Why has it become a historical necessity to raise the question of the dignity of the state, particularly in the specific context of a government’s term in office? This is because during the last four years of the BJP’s rule at the centre, the very dignity of the government has come under the scanner on account of it being seriously threatened by the parallel authority that gau rakshaks, trolls on social media, and the moral and cultural police have been exercising over certain sections of Indian society.

The dignity of the state depends on its credibility to exercise its monopoly over power in favour of the moral well-being or dignity of people. This can be done by mobilising institutional power to tame those social forces that pose a serious threat to the realisation of these values. Therefore, we do need to question the spokesperson of the BJP government about the unprecedented growth, in the last four years, of parallel power centres. This question becomes all the more important when the BJP’s activists, by their own admission, have considered their leader as the strongest Prime Minister that India has ever produced.

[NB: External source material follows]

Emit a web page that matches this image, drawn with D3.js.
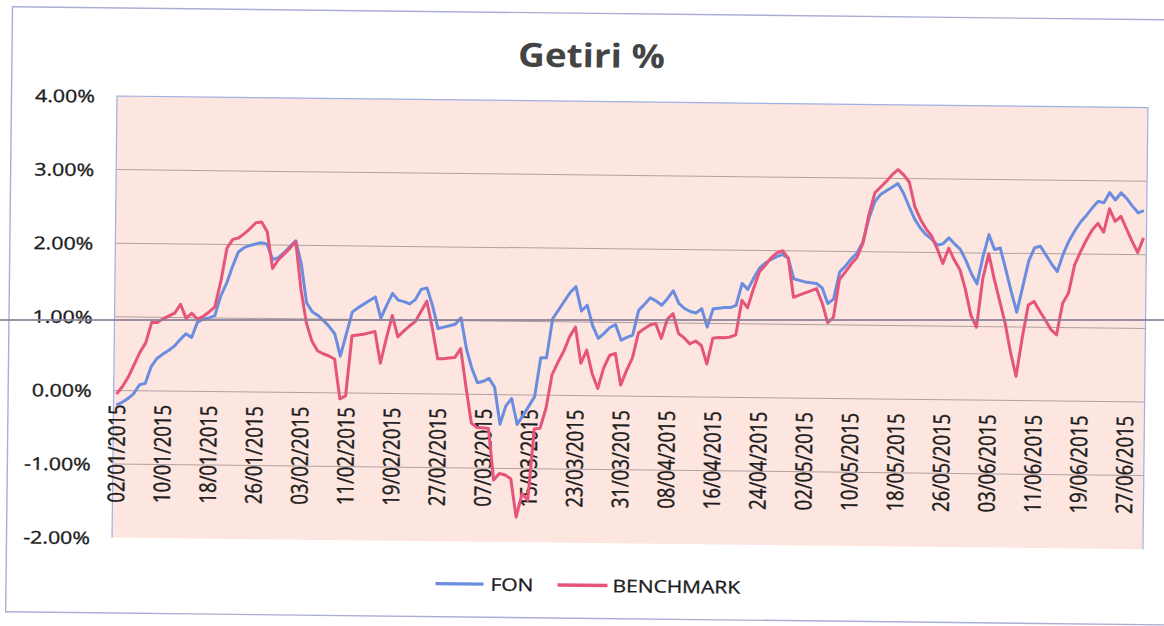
<!DOCTYPE html>
<html><head><meta charset="utf-8">
<script src="https://cdn.jsdelivr.net/npm/d3@7"></script>
<style>
html,body{margin:0;padding:0;background:#fff;}
svg{display:block;}
text{font-family:"Open Sans",sans-serif;}
</style></head><body>
<svg id="chart" width="1164" height="626"></svg>
<script>
// ---------------- data ----------------
const firstDay = "02/01/2015";   // one value per calendar day from here
const lastDayExclusive = "01/07/2015";
const seriesNames = ["FON", "BENCHMARK"];
const fon = [
 -0.20,-0.16,-0.11,-0.04,0.08,0.10,0.33,0.44,0.50,0.55,
 0.61,0.70,0.78,0.73,0.94,0.98,1.00,1.03,1.30,1.47,
 1.70,1.90,1.96,1.99,2.01,2.03,2.01,1.80,1.83,1.90,
 1.98,2.06,1.75,1.22,1.10,1.05,0.98,0.90,0.80,0.50,
 0.80,1.10,1.16,1.21,1.26,1.31,1.02,1.20,1.36,1.27,
 1.25,1.22,1.28,1.42,1.44,1.20,0.89,0.91,0.93,0.95,
 1.04,0.62,0.35,0.16,0.18,0.22,0.10,-0.40,-0.15,-0.05,
 -0.40,-0.28,-0.15,-0.02,0.51,0.51,1.04,1.16,1.28,1.40,
 1.48,1.15,1.23,0.95,0.78,0.85,0.93,0.97,0.76,0.80,
 0.83,1.17,1.25,1.34,1.30,1.24,1.33,1.44,1.27,1.20,
 1.16,1.14,1.20,0.95,1.20,1.21,1.22,1.22,1.25,1.55,
 1.47,1.62,1.76,1.83,1.88,1.92,1.95,1.90,1.62,1.60,
 1.58,1.57,1.56,1.50,1.29,1.35,1.72,1.80,1.90,1.98,
 2.13,2.45,2.68,2.78,2.83,2.88,2.93,2.80,2.62,2.45,
 2.33,2.24,2.18,2.10,2.12,2.20,2.12,2.05,1.90,1.72,
 1.58,1.95,2.25,2.05,2.07,1.78,1.48,1.20,1.55,1.90,
 2.08,2.10,1.98,1.86,1.76,2.00,2.18,2.32,2.44,2.53,
 2.63,2.72,2.70,2.84,2.74,2.84,2.76,2.66,2.57,2.60
];
const benchmark = [
 -0.05,0.05,0.18,0.35,0.52,0.65,0.93,0.93,0.98,1.02,
 1.06,1.18,0.99,1.06,0.98,1.02,1.08,1.15,1.50,1.95,
 2.07,2.09,2.15,2.22,2.30,2.31,2.18,1.68,1.80,1.88,
 1.96,2.05,1.40,0.95,0.70,0.57,0.53,0.50,0.46,-0.08,
 -0.04,0.78,0.79,0.80,0.82,0.84,0.41,0.75,1.06,0.77,
 0.85,0.92,0.98,1.12,1.26,0.90,0.48,0.48,0.49,0.50,
 0.62,0.10,-0.39,-0.45,-0.45,-0.46,-1.16,-1.07,-1.09,-1.14,
 -1.66,-1.34,-1.43,-0.46,-0.45,-0.18,0.28,0.45,0.60,0.80,
 0.93,0.44,0.62,0.30,0.10,0.38,0.55,0.58,0.15,0.35,
 0.52,0.86,0.92,0.97,0.99,0.79,1.05,1.13,0.86,0.80,
 0.72,0.76,0.70,0.45,0.80,0.81,0.81,0.82,0.85,1.32,
 1.22,1.48,1.71,1.80,1.90,1.97,2.00,1.90,1.37,1.40,
 1.43,1.46,1.49,1.30,1.03,1.10,1.62,1.72,1.83,1.92,
 2.11,2.50,2.80,2.88,2.96,3.05,3.12,3.05,2.95,2.62,
 2.45,2.32,2.22,2.05,1.85,2.06,1.90,1.77,1.50,1.15,
 0.99,1.65,1.99,1.65,1.35,1.05,0.65,0.33,0.85,1.30,
 1.35,1.22,1.10,0.97,0.90,1.33,1.47,1.85,2.03,2.19,
 2.33,2.42,2.30,2.62,2.45,2.52,2.35,2.18,2.03,2.23
];
const yTicks = [4, 3, 2, 1, 0, -1, -2];
const xTickLabels = ["02/01/2015","10/01/2015","18/01/2015","26/01/2015","03/02/2015",
 "11/02/2015","19/02/2015","27/02/2015","07/03/2015","15/03/2015","23/03/2015",
 "31/03/2015","08/04/2015","16/04/2015","24/04/2015","02/05/2015","10/05/2015",
 "18/05/2015","26/05/2015","03/06/2015","11/06/2015","19/06/2015","27/06/2015"];
const titleText = "Getiri %";

// ---------------- layout ----------------
const colors = {fon: "#6b8de0", bench: "#e6547a"};
const textColor = "#1c1c1c";
const P = {left: 117, right: 1148, top: 96, bottom: 537.6};
const parse = d3.timeParse("%d/%m/%Y");
const fmt = d3.timeFormat("%d/%m/%Y");
const mid = d => d3.timeHour.offset(d, 12);

const days = d3.timeDay.range(parse(firstDay), parse(lastDayExclusive));
const x = d3.scaleTime().domain([parse(firstDay), parse(lastDayExclusive)]).range([P.left, P.right]);
const y = d3.scaleLinear().domain([-2, 4]).range([P.bottom, P.top]);

const svg = d3.select("#chart");
svg.append("rect").attr("width", 1164).attr("height", 626).attr("fill", "#ffffff");

// the scanned page is slightly tilted
const g = svg.append("g").attr("transform", `rotate(0.647,${P.left},${P.top})`);

// chart outer border
g.append("rect").attr("x", 11.5).attr("y", 8).attr("width", 1180).attr("height", 605)
  .attr("fill", "none").attr("stroke", "#a9aed4").attr("stroke-width", 1.4);

// plot area
g.append("rect").attr("x", P.left).attr("y", P.top)
  .attr("width", P.right - P.left).attr("height", P.bottom - P.top)
  .attr("fill", "#fde5e0");

// gridlines
g.append("g").selectAll("line").data(yTicks.filter(t => t < 4 && t > -2)).join("line")
  .attr("x1", P.left).attr("x2", P.right)
  .attr("y1", d => y(d)).attr("y2", d => y(d))
  .attr("stroke", "#b2a0a0").attr("stroke-width", 1);

// plot border (top, left, right)
g.append("path")
  .attr("d", `M${P.left},${P.bottom}V${P.top}H${P.right}V${P.bottom}`)
  .attr("fill", "none").attr("stroke", "#9fb0e2").attr("stroke-width", 1.2);

// y axis labels
const yAxis = g.append("g").attr("transform", "translate(95,0)")
  .call(d3.axisLeft(y).tickValues(yTicks).tickSize(0).tickPadding(0)
    .tickFormat(d => d.toFixed(2) + "%"));
yAxis.select(".domain").remove();
yAxis.selectAll("text")
  .attr("x", 0).attr("dy", "0.36em")
  .attr("transform", "scale(1.22,1)")
  .style("font-family", '"Open Sans", sans-serif')
  .style("font-size", "17.5px").attr("fill", textColor)
  .attr("stroke", textColor).attr("stroke-width", 0.35);

// x axis labels (rotated), axis crosses at 0
const xAxis = g.append("g").attr("transform", `translate(0,${y(0) + 14})`)
  .call(d3.axisBottom(x).tickValues(xTickLabels.map(s => mid(parse(s))))
    .tickSize(0).tickPadding(0).tickFormat(d => fmt(d)));
xAxis.select(".domain").remove();
xAxis.selectAll("text")
  .attr("x", 0).attr("y", 0).attr("dy", "0.36em")
  .attr("text-anchor", "end")
  .attr("transform", "scale(1.24,1) rotate(-90)")
  .style("font-family", '"Open Sans", sans-serif')
  .style("font-size", "18.5px").attr("fill", textColor)
  .attr("stroke", textColor).attr("stroke-width", 0.35);

// lines
const line = d3.line().x(d => x(mid(d.date))).y(d => y(d.v));
const fonData = fon.map((v, i) => ({date: days[i], v}));
const benchData = benchmark.map((v, i) => ({date: days[i], v}));
g.append("path").datum(fonData).attr("d", line)
  .attr("fill", "none").attr("stroke", colors.fon).attr("stroke-width", 3)
  .attr("stroke-linejoin", "round");
g.append("path").datum(benchData).attr("d", line)
  .attr("fill", "none").attr("stroke", colors.bench).attr("stroke-width", 3)
  .attr("stroke-linejoin", "round");

// title
g.append("text").attr("transform", "translate(591,62) scale(1.12,1)")
  .attr("text-anchor", "middle")
  .style("font-family", '"Open Sans", sans-serif').style("font-weight", "bold")
  .style("font-size", "33px").attr("fill", "#444444").text(titleText);

// legend
const legendItems = [
  {name: seriesNames[0], color: colors.fon, x1: 441, x2: 489, tx: 496},
  {name: seriesNames[1], color: colors.bench, x1: 563, x2: 613, tx: 618}
];
const lg = g.append("g");
legendItems.forEach(it => {
  lg.append("line").attr("x1", it.x1).attr("x2", it.x2).attr("y1", 580).attr("y2", 580)
    .attr("stroke", it.color).attr("stroke-width", 3.4);
  lg.append("text").attr("transform", `translate(${it.tx},586.5) scale(1.2,1)`)
    .style("font-family", '"Open Sans", sans-serif').style("font-size", "17.5px")
    .attr("fill", textColor).attr("stroke", textColor).attr("stroke-width", 0.3)
    .text(it.name);
});

// horizontal scanner streak across the page
svg.append("line").attr("x1", 0).attr("x2", 1164).attr("y1", 320).attr("y2", 320)
  .attr("stroke", "#8a8096").attr("stroke-width", 2).attr("opacity", 0.85);
</script>
</body></html>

These parallel centres have been active in publicly humiliating Dalits, for instance in Una in Gujarat. They have made some people feel inferior for exercising not just their cultural freedom, but also their existential right to eat the food that is available and ­affordable. The lack of existential freedom is the loss of dignity that results from the “vegelantism” imposed by these self-proclaimed promoters of vegetarianism. Is the BJP government feeling helpless in taming these forces? If that is so, then is it not losing its own dignity that is provided to it by the Indian Constitution? It will not be an exaggeration to argue that during the last four years, the morally offensive activism of lynching, trolling and stalling criminal cases, as by the advocates of Jammu in the Kathua rape case, has reinforced the belief that there exist extra-constitutional social authorities that the state cannot control.

The institutions of liberal democracy are expected to uphold people’s self-esteem. Members from marginalised groups can acquire self-esteem by participating in knowledge making. However, during the last four years, educational institutions seem to have deviated from such a noble goal and have become centres that generate contempt for the concepts of equality and social justice. Rohith Vemula is one tragic example that shows the moral degeneration of institutions of higher learning.

Finally, the dignity of the government lies in its moral capacity to perceive and confront the lived truth, such as the widespread despair, frustration, and irreparable loss of dignity leading to farmers’ suicides. The BJP has chosen not to confront this truth. Instead, it seeks to transform this reality by making ­extravagant promises that create an illusion that it is addressing the problems. The BJP’s language of hope, through slogans like ­“acche din,” contains only transcendental and, hence, unrealisable truths. Thus, for example, what was immanent in demonetisation was the tragic truth that it swallowed the life of over 100 people and left the life of millions materially devastated.

As the continuous defeat of the BJP in recent by-elections shows, the power of illusion, which is internal to extravagant promises that it has been in the habit of making, seems to be losing its hold over the political sensibility of the Indian voter. In view of this grim scenario, the BJP has been trying to use the narrative of the personal sacrifice of its leader. Narratives of personal sacrifice can be and indeed are an invaluable resource and can become morally significant inasmuch as such narratives can mobilise people towards a humanitarian project. But, if the narratives of personal sacrifice feed into an anti-humane agenda of a party, then such a narrative has to be taken with a big pinch of salt.